On peut aussi citer l’Ile Maurice et le lancement du Tourisme par l’action conjointe des groupes touristiques privés Franco-Mauricien et le soutien du Gaetan Duval et du Président Rangoulam.
C’est aussi l’idée centrale du projet «France Côte Ouest de l’Europe», que je prône inlassablement, qu’il faudrait relancer sur la base d’un vaste programme d’aménagement de la côte atlantique qui reprendrait en la modernisant et en l’élargissant le plan MIACA de Chaban-Delmas, soutenu par Monsieur Biasini. Ça me paraît une opportunité essentielle qui mériterait un consensus et le soutien conjoint de Messieurs Rousset, Juppé, Emmanuelli, Bayrou, de Madame Michelle Alliot-Marie et de tous les Maires des Landes et de la côte basque.
Cette zone a tous les ingrédients culturels, humains, et écologiques, sans oublier la qualité de la vie, la gastronomie et les fêtes pour rivaliser enfin avec nos amis d’Espagne et du Portugal. C’est assez pour essayer de faire en sorte que le flots de véhicules s’arrêtent beaucoup plus que ce n’est le cas aujourd’hui… Et cela peut aussi améliorer les recettes et l’emplois d’une région qui a tout pour être la première Région Touristique d’Europe (RTE). Mais, cela dit, aux côtés du gouvernement, l’engagement des leaders du secteur reste un pilier aussi fondamental que nécessaire.
De ce point de vue, je crois qu’en France, la structure du métier ne pourra s’améliorer que quand le SNAV, le CETO et l’APST seront réunis. À cet égard, le travail de Jean Pierre Mas et celui de Raoul Nabet sont exemplaires, et ce n’est pas un hasard si le gouvernement vient de les saluer en validant l’ensemble des propositions de l’APST sur la protection des clients aux travers des assurances que la profession leur propose. Ce sera déjà un bon début pour sécuriser les candidats aux voyages, et pour valider la seule raison d’être de notre métier : la sécurité et la satisfaction de ceux qui nous font confiance.
LQ. : Encore faut-il que les acteurs du tourisme fassent cause commune ?
JR. R. : Sans doute, sans doute. Mais on pourrait en dire autant des hôteliers, des restaurateurs, des offices du Tourisme… Tous leurs efforts de promotion sont dispersés et ça les rend inefficaces par rapport à l’énergie dépensée. En s’organisant, ils gagneraient en capacité de négociation… au lieu de ça, on a des régions, des départements, des villes, des associations X ou Y qui multiplient les brochures et les voyages souvent à mauvais escient… »
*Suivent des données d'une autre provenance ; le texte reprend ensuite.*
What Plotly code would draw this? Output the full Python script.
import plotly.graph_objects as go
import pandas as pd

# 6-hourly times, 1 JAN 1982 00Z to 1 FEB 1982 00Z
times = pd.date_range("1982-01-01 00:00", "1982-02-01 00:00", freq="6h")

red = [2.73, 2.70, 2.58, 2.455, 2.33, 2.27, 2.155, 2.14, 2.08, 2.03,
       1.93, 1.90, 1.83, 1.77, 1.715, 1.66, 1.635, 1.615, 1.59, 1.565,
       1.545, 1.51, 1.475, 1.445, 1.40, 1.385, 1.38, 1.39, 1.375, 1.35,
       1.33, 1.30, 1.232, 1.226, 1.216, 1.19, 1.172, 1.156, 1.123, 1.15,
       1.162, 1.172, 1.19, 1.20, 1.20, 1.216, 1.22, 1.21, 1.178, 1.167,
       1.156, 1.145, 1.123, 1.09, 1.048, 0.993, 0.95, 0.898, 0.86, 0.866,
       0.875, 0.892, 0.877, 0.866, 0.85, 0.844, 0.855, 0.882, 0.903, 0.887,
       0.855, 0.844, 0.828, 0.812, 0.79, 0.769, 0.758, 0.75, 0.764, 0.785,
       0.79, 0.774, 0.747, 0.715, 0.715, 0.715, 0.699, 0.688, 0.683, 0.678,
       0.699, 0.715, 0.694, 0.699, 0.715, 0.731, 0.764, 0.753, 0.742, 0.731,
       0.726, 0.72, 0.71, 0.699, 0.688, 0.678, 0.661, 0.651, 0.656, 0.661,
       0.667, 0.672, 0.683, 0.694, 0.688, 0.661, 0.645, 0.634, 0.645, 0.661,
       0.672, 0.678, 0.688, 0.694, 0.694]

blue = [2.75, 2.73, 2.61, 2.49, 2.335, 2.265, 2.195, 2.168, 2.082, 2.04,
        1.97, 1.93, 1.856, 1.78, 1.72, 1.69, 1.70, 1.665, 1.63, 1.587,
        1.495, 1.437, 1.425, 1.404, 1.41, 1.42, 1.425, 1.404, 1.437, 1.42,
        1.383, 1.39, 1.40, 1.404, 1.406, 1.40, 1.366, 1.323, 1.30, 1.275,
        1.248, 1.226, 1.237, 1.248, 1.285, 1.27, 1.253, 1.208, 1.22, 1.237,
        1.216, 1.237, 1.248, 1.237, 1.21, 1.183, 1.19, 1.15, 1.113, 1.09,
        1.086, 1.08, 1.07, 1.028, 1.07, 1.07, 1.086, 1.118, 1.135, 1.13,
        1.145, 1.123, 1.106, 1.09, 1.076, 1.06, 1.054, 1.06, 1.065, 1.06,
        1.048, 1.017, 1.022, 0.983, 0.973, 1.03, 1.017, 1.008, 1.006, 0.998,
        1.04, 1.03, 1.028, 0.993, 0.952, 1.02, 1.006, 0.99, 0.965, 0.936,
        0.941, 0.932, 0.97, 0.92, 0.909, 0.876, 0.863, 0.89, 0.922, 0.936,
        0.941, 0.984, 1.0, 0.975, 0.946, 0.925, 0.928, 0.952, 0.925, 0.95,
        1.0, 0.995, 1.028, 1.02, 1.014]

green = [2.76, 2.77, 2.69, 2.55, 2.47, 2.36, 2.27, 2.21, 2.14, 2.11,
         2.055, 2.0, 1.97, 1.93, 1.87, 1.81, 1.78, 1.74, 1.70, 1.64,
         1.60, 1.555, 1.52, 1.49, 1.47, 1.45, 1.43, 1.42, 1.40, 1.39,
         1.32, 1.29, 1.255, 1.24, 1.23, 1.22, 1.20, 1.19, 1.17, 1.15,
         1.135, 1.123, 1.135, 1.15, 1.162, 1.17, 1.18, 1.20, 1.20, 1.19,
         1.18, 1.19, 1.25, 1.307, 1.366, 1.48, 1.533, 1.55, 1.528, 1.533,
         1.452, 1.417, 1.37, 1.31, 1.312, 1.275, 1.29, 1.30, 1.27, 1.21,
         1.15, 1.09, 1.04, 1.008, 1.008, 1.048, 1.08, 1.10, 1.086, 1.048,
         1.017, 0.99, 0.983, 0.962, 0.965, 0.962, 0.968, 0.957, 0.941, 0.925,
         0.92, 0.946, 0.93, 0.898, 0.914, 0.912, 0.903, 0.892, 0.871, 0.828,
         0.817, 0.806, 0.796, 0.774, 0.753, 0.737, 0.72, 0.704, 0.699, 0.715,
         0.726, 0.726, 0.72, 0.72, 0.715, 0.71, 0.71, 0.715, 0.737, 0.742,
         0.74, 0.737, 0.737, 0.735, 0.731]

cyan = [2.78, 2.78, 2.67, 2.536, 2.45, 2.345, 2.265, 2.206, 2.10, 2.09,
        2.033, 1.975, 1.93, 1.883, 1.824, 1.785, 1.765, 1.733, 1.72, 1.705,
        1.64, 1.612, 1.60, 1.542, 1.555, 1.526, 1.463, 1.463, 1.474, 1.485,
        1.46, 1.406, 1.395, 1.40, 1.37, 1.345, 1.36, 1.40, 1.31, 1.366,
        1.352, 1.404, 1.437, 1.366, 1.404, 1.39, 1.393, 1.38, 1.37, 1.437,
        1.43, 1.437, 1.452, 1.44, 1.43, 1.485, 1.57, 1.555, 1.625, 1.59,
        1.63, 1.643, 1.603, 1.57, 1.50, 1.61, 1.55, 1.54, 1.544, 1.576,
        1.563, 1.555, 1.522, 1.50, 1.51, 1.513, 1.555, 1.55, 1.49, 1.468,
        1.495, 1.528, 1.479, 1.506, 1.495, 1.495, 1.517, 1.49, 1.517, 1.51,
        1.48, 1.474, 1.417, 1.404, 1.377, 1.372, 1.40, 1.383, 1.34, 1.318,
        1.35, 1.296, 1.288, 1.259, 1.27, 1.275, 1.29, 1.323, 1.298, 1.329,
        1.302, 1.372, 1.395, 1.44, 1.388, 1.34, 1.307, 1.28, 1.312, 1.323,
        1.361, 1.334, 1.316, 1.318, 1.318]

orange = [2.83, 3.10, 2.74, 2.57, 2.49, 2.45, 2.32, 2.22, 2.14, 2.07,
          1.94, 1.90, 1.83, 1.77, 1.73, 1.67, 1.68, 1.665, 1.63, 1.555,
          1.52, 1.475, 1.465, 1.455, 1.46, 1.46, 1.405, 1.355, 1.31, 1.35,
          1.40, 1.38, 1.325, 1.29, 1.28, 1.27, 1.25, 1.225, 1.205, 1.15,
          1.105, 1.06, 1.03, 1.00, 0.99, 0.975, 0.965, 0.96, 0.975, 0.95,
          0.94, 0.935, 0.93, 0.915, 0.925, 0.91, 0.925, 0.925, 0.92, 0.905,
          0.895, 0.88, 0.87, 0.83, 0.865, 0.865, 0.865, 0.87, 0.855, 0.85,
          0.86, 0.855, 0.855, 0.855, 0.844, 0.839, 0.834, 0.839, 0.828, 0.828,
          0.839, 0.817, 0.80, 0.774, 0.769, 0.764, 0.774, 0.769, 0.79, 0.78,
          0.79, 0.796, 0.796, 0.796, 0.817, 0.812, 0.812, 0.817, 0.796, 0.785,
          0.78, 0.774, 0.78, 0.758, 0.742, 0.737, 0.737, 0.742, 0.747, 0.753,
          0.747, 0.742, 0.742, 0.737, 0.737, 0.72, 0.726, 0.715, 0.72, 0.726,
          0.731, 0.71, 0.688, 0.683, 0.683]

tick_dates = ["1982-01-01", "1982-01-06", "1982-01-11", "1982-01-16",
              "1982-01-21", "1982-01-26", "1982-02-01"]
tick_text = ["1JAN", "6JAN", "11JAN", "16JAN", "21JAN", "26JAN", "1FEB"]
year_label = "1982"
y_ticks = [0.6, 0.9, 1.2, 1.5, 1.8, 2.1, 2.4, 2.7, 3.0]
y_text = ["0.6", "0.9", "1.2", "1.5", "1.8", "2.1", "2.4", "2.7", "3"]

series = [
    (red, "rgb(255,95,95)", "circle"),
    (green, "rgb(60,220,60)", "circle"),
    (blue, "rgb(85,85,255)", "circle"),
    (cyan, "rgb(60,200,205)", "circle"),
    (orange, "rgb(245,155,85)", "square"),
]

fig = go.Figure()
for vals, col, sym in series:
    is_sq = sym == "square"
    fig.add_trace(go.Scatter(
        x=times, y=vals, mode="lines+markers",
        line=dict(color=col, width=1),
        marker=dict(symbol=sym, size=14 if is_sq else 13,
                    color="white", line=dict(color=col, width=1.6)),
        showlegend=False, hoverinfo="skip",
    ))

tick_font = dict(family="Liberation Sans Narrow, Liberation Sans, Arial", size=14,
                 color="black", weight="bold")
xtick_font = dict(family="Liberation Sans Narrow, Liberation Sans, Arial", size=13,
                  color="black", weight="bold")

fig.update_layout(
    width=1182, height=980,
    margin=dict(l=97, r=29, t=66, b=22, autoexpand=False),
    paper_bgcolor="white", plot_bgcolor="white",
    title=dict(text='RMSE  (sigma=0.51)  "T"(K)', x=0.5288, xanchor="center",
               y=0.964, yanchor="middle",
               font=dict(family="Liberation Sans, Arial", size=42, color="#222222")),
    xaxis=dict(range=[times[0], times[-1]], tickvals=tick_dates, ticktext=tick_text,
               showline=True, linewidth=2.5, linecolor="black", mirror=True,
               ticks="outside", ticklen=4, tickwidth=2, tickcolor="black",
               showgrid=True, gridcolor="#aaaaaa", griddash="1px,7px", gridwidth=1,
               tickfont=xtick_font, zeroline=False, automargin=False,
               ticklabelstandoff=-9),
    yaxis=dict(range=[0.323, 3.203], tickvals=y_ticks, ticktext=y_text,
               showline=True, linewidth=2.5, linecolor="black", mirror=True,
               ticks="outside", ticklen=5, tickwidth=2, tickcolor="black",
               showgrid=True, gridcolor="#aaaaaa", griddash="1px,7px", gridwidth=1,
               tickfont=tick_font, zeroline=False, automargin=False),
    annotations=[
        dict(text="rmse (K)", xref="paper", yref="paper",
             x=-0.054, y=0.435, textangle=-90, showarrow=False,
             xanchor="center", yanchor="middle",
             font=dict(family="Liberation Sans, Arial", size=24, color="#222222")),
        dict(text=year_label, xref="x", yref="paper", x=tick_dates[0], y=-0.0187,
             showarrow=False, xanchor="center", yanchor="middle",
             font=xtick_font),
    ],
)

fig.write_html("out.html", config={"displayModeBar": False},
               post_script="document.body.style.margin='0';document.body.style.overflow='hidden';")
Nous avons tous intérêt à nous mettre d’accord pour qu’une richesse touristique sous-exploitée par rapport à son potentiel international puisse enfin passer la surmultipliée. Souvenons nous des erreurs de la fin des années 80 où, à cause de querelles de leadership, les patrons du tourisme français ont tous résisté au plan que Robert Lion, patron de la Caisse des Dépôts, avait lancé en prenant des participations chez chacun d’entre eux…
Il ne faisait pourtant que suivre l’exemple du grand banquier, Monsieur Neuber, « West LB », avait lancé de son côté avec les groupes Allemands. On sait ce qu’il en est advenu. Les Allemands ont constitué les deux plus forts groupes touristiques européens pendant que les Français, pourtant très bien placés à l époque, se sont délités, ont disparus ou ont été repris… Autrement dit : stop ! Il est temps de réagir».